__GOAL OF THE EXERCISE__:
Copy exactly the lines that run from the top of the listing to the line containing "phyla (32 phyla)']", both ends included, and omit the pictures.
* Begin DATASET SECTION *
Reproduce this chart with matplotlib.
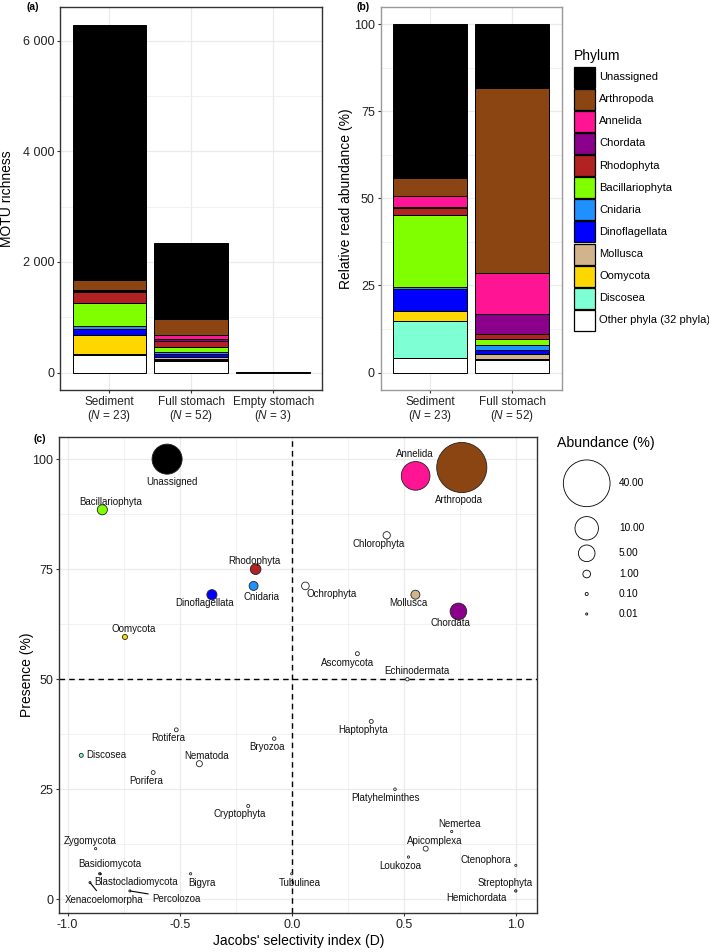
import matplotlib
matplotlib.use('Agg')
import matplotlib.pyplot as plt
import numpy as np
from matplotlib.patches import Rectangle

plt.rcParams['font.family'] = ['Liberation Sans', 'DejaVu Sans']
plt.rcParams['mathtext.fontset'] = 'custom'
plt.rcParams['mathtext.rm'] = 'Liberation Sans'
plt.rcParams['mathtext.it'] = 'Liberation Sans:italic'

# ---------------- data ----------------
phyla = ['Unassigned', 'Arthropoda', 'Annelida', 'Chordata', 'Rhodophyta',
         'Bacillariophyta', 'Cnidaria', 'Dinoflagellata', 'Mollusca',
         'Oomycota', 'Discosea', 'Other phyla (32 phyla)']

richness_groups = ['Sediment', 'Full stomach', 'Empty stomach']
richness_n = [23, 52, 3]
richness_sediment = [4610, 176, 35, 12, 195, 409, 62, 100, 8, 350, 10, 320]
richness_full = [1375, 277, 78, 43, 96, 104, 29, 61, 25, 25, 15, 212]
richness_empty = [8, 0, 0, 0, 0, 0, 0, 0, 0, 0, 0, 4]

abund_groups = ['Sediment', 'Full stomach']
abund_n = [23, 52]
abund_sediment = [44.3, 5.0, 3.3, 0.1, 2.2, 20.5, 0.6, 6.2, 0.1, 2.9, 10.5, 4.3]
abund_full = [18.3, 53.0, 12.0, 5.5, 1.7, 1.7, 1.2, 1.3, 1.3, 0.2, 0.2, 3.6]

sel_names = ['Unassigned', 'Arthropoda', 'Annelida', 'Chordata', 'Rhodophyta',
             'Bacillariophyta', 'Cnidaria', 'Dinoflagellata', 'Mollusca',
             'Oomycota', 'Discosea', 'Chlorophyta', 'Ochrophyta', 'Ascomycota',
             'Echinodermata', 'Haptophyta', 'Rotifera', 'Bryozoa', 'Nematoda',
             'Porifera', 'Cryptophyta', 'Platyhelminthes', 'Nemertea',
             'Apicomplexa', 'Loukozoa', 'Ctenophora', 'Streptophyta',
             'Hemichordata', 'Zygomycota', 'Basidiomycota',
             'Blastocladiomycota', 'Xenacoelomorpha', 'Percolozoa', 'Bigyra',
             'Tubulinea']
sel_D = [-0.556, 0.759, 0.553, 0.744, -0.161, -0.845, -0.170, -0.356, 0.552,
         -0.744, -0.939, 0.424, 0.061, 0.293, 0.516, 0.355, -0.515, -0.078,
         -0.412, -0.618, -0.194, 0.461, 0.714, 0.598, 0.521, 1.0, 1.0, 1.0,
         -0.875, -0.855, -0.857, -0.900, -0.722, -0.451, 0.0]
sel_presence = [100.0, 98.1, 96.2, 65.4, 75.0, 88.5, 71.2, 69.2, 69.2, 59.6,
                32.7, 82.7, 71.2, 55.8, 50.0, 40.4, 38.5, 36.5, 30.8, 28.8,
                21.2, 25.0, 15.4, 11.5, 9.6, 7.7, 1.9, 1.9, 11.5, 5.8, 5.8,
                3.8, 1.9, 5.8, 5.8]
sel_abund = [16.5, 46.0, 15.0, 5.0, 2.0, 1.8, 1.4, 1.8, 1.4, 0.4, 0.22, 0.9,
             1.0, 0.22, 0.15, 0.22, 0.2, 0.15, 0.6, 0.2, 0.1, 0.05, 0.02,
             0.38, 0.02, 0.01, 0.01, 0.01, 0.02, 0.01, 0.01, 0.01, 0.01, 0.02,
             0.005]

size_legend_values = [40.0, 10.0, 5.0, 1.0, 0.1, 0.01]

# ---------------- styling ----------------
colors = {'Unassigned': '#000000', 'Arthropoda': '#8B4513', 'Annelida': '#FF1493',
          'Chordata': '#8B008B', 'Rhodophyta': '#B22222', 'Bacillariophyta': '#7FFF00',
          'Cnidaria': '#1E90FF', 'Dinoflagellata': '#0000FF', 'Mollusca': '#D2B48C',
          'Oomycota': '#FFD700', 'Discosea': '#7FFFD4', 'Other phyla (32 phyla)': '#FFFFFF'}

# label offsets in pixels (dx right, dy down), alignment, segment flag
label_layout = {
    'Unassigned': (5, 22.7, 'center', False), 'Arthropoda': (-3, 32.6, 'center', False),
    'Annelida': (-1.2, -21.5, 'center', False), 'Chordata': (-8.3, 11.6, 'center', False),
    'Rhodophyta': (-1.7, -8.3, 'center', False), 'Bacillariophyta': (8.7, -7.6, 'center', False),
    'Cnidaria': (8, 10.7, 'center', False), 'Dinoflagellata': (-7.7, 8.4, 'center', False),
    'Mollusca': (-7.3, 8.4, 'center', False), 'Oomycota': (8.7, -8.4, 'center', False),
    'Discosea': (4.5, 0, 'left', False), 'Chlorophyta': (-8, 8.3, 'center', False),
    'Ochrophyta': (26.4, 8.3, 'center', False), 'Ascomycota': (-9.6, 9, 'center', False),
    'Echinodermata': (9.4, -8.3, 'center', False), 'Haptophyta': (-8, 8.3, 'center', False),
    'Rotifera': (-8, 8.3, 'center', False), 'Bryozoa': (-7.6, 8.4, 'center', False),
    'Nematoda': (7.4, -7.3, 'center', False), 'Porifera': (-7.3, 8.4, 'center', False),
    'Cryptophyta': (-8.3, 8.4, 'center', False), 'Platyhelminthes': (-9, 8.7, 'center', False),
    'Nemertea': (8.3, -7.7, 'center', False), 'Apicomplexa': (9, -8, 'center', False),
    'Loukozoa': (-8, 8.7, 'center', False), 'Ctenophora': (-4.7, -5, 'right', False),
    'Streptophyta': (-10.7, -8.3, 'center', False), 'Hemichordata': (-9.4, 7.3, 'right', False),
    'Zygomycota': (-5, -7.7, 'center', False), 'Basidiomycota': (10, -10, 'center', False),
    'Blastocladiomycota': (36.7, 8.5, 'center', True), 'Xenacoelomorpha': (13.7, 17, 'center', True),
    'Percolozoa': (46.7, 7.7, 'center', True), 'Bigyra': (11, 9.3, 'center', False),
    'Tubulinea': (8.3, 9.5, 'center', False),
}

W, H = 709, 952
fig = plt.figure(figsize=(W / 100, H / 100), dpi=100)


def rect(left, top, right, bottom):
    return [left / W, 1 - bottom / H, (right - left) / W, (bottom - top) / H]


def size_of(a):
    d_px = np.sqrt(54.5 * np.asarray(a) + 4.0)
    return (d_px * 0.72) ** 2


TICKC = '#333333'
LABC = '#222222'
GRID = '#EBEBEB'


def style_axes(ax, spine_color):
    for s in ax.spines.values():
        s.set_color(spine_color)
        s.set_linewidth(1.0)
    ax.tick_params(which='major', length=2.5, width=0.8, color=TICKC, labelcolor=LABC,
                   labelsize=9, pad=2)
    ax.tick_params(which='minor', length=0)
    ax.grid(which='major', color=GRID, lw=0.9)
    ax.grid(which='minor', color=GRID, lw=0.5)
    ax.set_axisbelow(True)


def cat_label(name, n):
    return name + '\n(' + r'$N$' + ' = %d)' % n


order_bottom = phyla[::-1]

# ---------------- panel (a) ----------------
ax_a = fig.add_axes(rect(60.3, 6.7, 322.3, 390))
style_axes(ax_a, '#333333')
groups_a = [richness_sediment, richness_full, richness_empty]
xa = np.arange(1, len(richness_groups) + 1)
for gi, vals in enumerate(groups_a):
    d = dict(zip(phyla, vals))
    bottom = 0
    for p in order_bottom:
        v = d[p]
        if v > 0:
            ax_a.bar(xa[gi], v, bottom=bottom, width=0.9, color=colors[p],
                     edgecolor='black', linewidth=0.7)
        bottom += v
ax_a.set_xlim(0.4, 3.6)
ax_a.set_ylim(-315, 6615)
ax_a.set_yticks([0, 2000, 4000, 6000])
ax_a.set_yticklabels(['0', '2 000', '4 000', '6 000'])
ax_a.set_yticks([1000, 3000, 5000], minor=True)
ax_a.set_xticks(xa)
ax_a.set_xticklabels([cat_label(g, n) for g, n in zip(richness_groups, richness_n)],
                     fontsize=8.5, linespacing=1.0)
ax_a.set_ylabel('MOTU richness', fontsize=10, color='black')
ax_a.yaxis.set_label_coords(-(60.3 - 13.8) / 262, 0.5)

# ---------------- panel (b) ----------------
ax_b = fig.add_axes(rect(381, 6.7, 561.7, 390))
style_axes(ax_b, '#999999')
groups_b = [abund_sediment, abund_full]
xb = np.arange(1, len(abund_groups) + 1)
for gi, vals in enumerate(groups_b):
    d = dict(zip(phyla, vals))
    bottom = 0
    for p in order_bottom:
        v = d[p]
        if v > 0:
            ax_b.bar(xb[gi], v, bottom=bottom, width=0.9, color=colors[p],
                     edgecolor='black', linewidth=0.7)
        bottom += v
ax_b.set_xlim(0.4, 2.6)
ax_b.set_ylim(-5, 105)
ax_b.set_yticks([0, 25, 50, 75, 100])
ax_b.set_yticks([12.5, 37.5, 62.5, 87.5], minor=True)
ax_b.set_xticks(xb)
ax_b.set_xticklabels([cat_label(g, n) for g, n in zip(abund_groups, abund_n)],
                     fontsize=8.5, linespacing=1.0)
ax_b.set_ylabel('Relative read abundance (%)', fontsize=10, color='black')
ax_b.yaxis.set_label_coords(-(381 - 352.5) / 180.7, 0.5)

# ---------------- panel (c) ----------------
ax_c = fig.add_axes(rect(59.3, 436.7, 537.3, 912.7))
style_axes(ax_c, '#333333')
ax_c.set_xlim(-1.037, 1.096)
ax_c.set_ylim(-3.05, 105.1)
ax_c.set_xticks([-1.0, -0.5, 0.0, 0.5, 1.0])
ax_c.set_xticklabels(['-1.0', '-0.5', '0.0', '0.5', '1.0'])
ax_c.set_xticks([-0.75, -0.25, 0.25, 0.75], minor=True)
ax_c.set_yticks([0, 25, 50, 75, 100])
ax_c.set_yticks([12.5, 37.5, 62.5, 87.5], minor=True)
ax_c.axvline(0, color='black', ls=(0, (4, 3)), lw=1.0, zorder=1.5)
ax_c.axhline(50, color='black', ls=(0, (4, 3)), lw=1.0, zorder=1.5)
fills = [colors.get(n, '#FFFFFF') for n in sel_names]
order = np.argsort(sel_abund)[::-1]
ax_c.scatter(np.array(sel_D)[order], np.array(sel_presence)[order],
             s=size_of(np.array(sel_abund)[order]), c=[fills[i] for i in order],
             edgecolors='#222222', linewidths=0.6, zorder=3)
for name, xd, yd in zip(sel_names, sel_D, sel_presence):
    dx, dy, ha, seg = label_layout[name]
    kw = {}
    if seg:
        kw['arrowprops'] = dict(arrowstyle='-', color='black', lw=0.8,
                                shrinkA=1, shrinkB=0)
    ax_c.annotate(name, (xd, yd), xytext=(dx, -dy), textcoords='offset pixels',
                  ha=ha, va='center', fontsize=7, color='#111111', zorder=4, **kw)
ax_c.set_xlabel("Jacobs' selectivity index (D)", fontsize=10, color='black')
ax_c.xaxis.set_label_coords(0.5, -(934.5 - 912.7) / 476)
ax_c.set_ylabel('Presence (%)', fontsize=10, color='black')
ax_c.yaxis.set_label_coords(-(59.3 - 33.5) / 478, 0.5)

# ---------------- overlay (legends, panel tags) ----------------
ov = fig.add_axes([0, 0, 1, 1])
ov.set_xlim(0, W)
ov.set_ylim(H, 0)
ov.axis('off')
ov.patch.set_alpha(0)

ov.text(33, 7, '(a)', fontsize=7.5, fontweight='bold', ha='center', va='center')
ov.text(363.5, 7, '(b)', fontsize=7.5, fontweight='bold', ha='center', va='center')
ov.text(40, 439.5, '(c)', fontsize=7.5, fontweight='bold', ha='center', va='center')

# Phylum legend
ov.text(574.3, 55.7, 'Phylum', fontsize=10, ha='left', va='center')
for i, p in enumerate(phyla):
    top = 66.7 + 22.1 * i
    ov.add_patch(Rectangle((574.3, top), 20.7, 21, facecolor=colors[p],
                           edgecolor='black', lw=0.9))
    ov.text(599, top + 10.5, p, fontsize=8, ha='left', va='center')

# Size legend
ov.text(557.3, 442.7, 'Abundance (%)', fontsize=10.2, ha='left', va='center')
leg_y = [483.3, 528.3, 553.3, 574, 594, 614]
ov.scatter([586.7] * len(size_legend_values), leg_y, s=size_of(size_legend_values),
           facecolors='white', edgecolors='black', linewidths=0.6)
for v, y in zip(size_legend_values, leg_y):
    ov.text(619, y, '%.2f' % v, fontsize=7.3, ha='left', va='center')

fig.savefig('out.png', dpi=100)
* End DATASET SECTION *
__COMPLETE RESPONSE__:
Reproduce this chart with matplotlib.
import matplotlib
matplotlib.use('Agg')
import matplotlib.pyplot as plt
import numpy as np
from matplotlib.patches import Rectangle

plt.rcParams['font.family'] = ['Liberation Sans', 'DejaVu Sans']
plt.rcParams['mathtext.fontset'] = 'custom'
plt.rcParams['mathtext.rm'] = 'Liberation Sans'
plt.rcParams['mathtext.it'] = 'Liberation Sans:italic'

# ---------------- data ----------------
phyla = ['Unassigned', 'Arthropoda', 'Annelida', 'Chordata', 'Rhodophyta',
         'Bacillariophyta', 'Cnidaria', 'Dinoflagellata', 'Mollusca',
         'Oomycota', 'Discosea', 'Other phyla (32 phyla)']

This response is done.